Daghestani journalist Andrei Melamedov has pointed out that the two men have different motives for seeking control of the port. For Magomedov, doing so is the logical next step in expanding his control of major infrastructure. (Summa already has stakes in the ports of Novorossiisk and Taman.) Kerimov, by contrast, has consistently engaged in buying up failing companies with potential, revamping them, and selling them at a profit.
The competition between the two men for control of the Makhachkala port's operations dates back years. From 1998 to 2010, the port director was Magomedov's associate and fellow Avar, Abusupyan Kharkharov, who stubbornly opposed privatization on the grounds that the Russian government had already invested large sums in modernizing the port.
Kharkharov was subsequently appointed a Daghestani deputy prime minister, but was dismissed from that post in 2010 and is currently facing trial on corruption charges connected to his disposal of some of the port's assets.
Kharkharov was succeeded as port director by Akhmed Gadzhiyev, whose brother Magomed has been characterized as Kerimov's right-hand man. When Gadzhiyev's contract expired in April, Rosmorrechflot, the government agency responsible for port operations, declined to renew it and instead tried to appoint a Magomedov crony, Andrei Gormakh. But the Gudermes district court in the neighboring Chechen Republic ruled that Gormakh's appointment was illegal as a hitherto unknown Chechen candidate's application for the post of port director had been rejected out of hand.
Close To Kadyrov
Chechen Republic head Ramzan Kadyrov is known to be close to Kerimov.
The Russian Prosecutor-General's Office upheld the Gudermes court ruling, even though Rosmorrechflot denied that the Chechen plaintiff, Magomed Kantayev, had ever applied for the post. Gadzhiyev's deputy Muradkhan Khidirov was duly named acting port director instead.
According to Khidirov, a decision on the future of the port was supposed to be made jointly by Republic of Daghestan head Ramazan Abdulatipov, presidential envoy to the North Caucasus Federal District Sergei Melikov, and federal Minister of Transport Maksim Sokolov in mid-June. But no such meeting between the three men ever took place.
Instead, within days of Khidirov's appointment, Russian media began to report that Transneft, the monopoly operator of Russia's oil-pipeline network, was considering suspending the shipment via Makhachkala of crude oil from Kazakhstan and Turkmenistan because so much of it was being syphoned off from reservoirs owned by Dagnefteprodukt. (In 2013-14, up to 10,000 tons per month was reportedly being stolen, with water being pumped into the tanks to mask the theft.) Magomedov has business ties to Transneft, which jointly manages the port of Novorossiisk with Summa.

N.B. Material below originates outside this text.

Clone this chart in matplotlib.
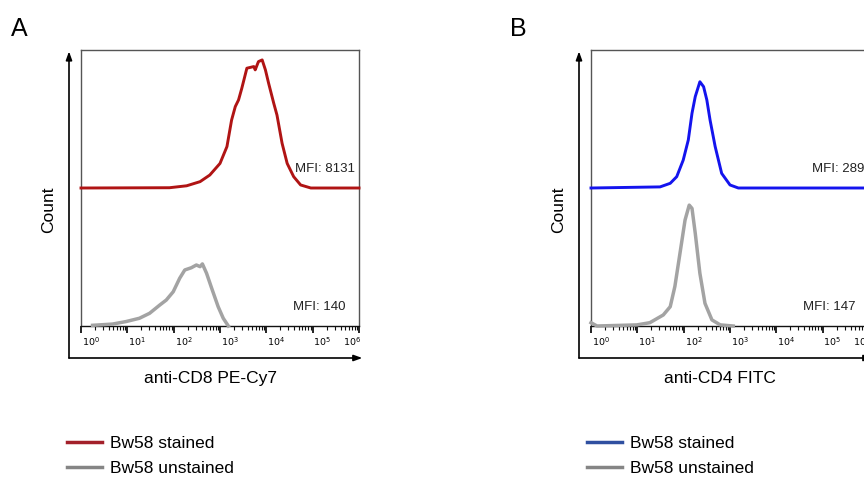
import numpy as np
import matplotlib.pyplot as plt
from matplotlib.lines import Line2D
from matplotlib.transforms import ScaledTranslation

plt.rcParams['font.family'] = ['Liberation Sans', 'DejaVu Sans']

# Histogram traces, x in log10(intensity), y in count (arbitrary units)
a_stained_logx = [0.0, 1.91, 2.28, 2.57, 2.78, 3.0, 3.15, 3.25, 3.33, 3.4, 3.47, 3.58,
                  3.73, 3.76, 3.83, 3.91, 3.98, 4.05, 4.16, 4.23, 4.34, 4.45, 4.59,
                  4.74, 4.96, 6.0]
a_stained_cnt = [0, 0.1, 0.8, 2.3, 4.7, 8.9, 15.0, 24.6, 29.5, 31.9, 36.1, 43.4,
                 44.0, 42.8, 45.8, 46.4, 42.8, 37.9, 30.7, 26.4, 16.2, 8.9, 4.1,
                 1.1, 0, 0]
a_unstained_logx = [0.25, 0.68, 0.97, 1.26, 1.48, 1.7, 1.84, 1.99, 2.13, 2.24, 2.38,
                    2.49, 2.57, 2.62, 2.71, 2.82, 2.96, 3.07, 3.18]
a_unstained_cnt = [0.25, 0.7, 1.6, 2.8, 4.6, 7.6, 9.4, 12.4, 17.3, 20.3, 21.1,
                   22.1, 21.5, 22.5, 19.1, 13.7, 7.0, 2.8, 0]

b_stained_logx = [0.0, 1.49, 1.71, 1.85, 1.99, 2.1, 2.18, 2.25, 2.35, 2.43, 2.5,
                  2.57, 2.68, 2.82, 3.0, 3.18, 6.0]
b_stained_cnt = [0, 0.4, 1.7, 4.1, 10.1, 17.4, 27.1, 33.1, 38.5, 36.7, 31.9,
                 24.6, 15.0, 5.3, 1.1, 0, 0]
b_unstained_logx = [0.0, 0.13, 0.99, 1.27, 1.56, 1.71, 1.81, 1.92, 2.03, 2.12,
                    2.18, 2.25, 2.35, 2.46, 2.61, 2.79, 3.07]
b_unstained_cnt = [1.2, 0, 0.4, 1.2, 4.0, 7.0, 14.3, 26.3, 38.4, 43.8, 42.6,
                   33.6, 19.1, 8.2, 2.2, 0.4, 0]

stained_offset = 50
mfi_a = ['MFI: 8131', 'MFI: 140']
mfi_b = ['MFI: 289', 'MFI: 147']
xlabels = ['anti-CD8 PE-Cy7', 'anti-CD4 FITC']
legend_labels = ['Bw58 stained', 'Bw58 unstained']
decades = [0, 1, 2, 3, 4, 5, 6]

fig = plt.figure(figsize=(8.64, 4.82), dpi=100)
W, H = 864, 482


def panel(left, letter, sx, sy, ux, uy, col, leg_col, mfi, xlab, leg_x):
    ax = fig.add_axes([left / W, (H - 326) / H, 278 / W, 276 / H])
    ax.plot(10 ** np.array(sx), np.array(sy) + stained_offset, color=col, lw=2.1,
            solid_joinstyle='round', clip_on=False, zorder=3)
    ax.plot(10 ** np.array(ux), uy, color='#a3a3a3', lw=2.5,
            solid_joinstyle='round', clip_on=False, zorder=3)
    ax.set_xscale('log')
    ax.set_xlim(1, 1e6)
    ax.set_ylim(0, 100)
    ax.set_yticks([])
    for s in ax.spines.values():
        s.set_color('#555555')
        s.set_linewidth(1.0)
    ax.spines['bottom'].set_color('#111111')
    ax.set_xticks([10.0 ** d for d in decades])
    ax.set_xticklabels(['$10^{%d}$' % d for d in decades])
    ax.tick_params(axis='x', which='major', length=5, width=1.3, labelsize=6.8,
                   pad=2, color='#111111')
    ax.tick_params(axis='x', which='minor', length=3, width=0.8, color='#111111')
    labs = ax.get_xticklabels()
    for i, lab in enumerate(labs):
        dx = 7 / 72 if i < len(labs) - 1 else -5 / 72
        lab.set_transform(lab.get_transform() + ScaledTranslation(dx, 0, fig.dpi_scale_trans))

    ax.text(0.985, (stained_offset + 7) / 100, mfi[0], transform=ax.transAxes,
            ha='right', va='center', fontsize=9.5, color='#222222')
    ax.text(0.95, 0.07, mfi[1], transform=ax.transAxes,
            ha='right', va='center', fontsize=9.5, color='#222222')

    # outer arrow axes
    x0 = -12 / 278
    y0 = -32 / 276
    ax.annotate('', xy=(x0, 0.995), xytext=(x0, y0), xycoords='axes fraction',
                arrowprops=dict(arrowstyle='-|>,head_length=0.5,head_width=0.18',
                                color='black', lw=1.2, shrinkA=0, shrinkB=0))
    ax.annotate('', xy=(1.012, y0), xytext=(x0, y0), xycoords='axes fraction',
                arrowprops=dict(arrowstyle='-|>,head_length=0.5,head_width=0.18',
                                color='black', lw=1.2, shrinkA=0, shrinkB=0))

    ax.text(-0.118, 0.42, 'Count', transform=ax.transAxes, rotation=90,
            ha='center', va='center', fontsize=12.5)
    ax.text(0.465, -0.19, xlab, transform=ax.transAxes, ha='center', va='center',
            fontsize=12.5)
    fig.text(letter[1] / W, 1 - 29 / H, letter[0], ha='left', va='center', fontsize=18)

    handles = [Line2D([], [], color=leg_col, lw=2.5),
               Line2D([], [], color='#858585', lw=2.5)]
    fig.legend(handles, legend_labels, loc='upper left',
               bbox_to_anchor=(leg_x / W, 1 - 436 / H), frameon=False,
               fontsize=12.5, handlelength=2.0, handletextpad=0.45,
               labelspacing=0.58, borderaxespad=0, borderpad=0)
    return ax


panel(81, ('A', 11), a_stained_logx, a_stained_cnt, a_unstained_logx, a_unstained_cnt,
      '#b01414', '#a3202a', mfi_a, xlabels[0], 67)
panel(591, ('B', 510), b_stained_logx, b_stained_cnt, b_unstained_logx, b_unstained_cnt,
      '#1414ee', '#2f4fa0', mfi_b, xlabels[1], 587)

fig.savefig('out.png', dpi=100)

Gormakh is a former director of a Transneft subsidiary.
Dagnefteprodukt is owned by former Daghestani parliament speaker Magomed-Sultan Magomedov whose brother Magomedsalam served from 2010 to 2013 as Daghestan's president and is now a senior member of the Russian presidential administration.
Transneft announced in late July that it had resumed shipping crude via Makhachkala.
In a recent interview, Republic of Daghestan head Abdulatipov made it clear that he did not want either Magomedov or Kerimov to acquire the port. For that reason, Abdulatipov said, talks had already been launched with a third party, whom Daghestani media subsequently identified as Turkish port operator Yilport Holding, for whom oligarch Telman Ismailov, the founder of Moscow's now defunct Cherkizovsky market, was said to be acting.
Deafening Silence
Those reports are confusing insofar as the Makhachkala port is still, at least on paper, the property of the federal government, and Abdulatipov thus has no legal right to dispose of it. Indeed, it is questionable whether under Russian law any foreign company has the right to purchase the port.
But, as Chernovik points out, the federal agency in question, Rosgosimushchestvo, has maintained a deafening silence over the fate of the port ever since the standoff in May between supporters of Gadzhiyev and Gormakh over who should be appointed port director.
Meanwhile, First Deputy Minister for the North Caucasus Baysultanov began lobbying in mid-June for the transformation of the Makhachkala port into a major transport and logistical hub as well as the expansion of its capacity with the apparent aim of capitalizing on the prospects for greatly increased trade with Iran. The oil terminal can currently handle 7.9 million tons per year, while the freight terminal can process 3 million tons, primarily grain, timber, and construction materials.
Finally, in late July, Cyprus-based Arolia Holdings, which is rumored to have connections with Kerimov, filed suit against the Makhachkala port in Daghestan's Court of Arbitration for the repayment of a 678 million-ruble ($10.3 million) debt to the North Caucasus branch of Sberbank that Arolia acquired in 2013. That sum exceeds the port's annual turnover, which means the port is in effect facing bankruptcy. Arolia employed similar tactics several years ago to win control on Kerimov's behalf of the bankrupt Daghestan Airlines and the Makhachkala airport for just 300 million rubles, less than half the market price of 800 million.
Whether the federal government will intervene is impossible to predict. What is clear, however, is that none of the interested parties has shown any indication so far of being willing to abide by the rules of the game.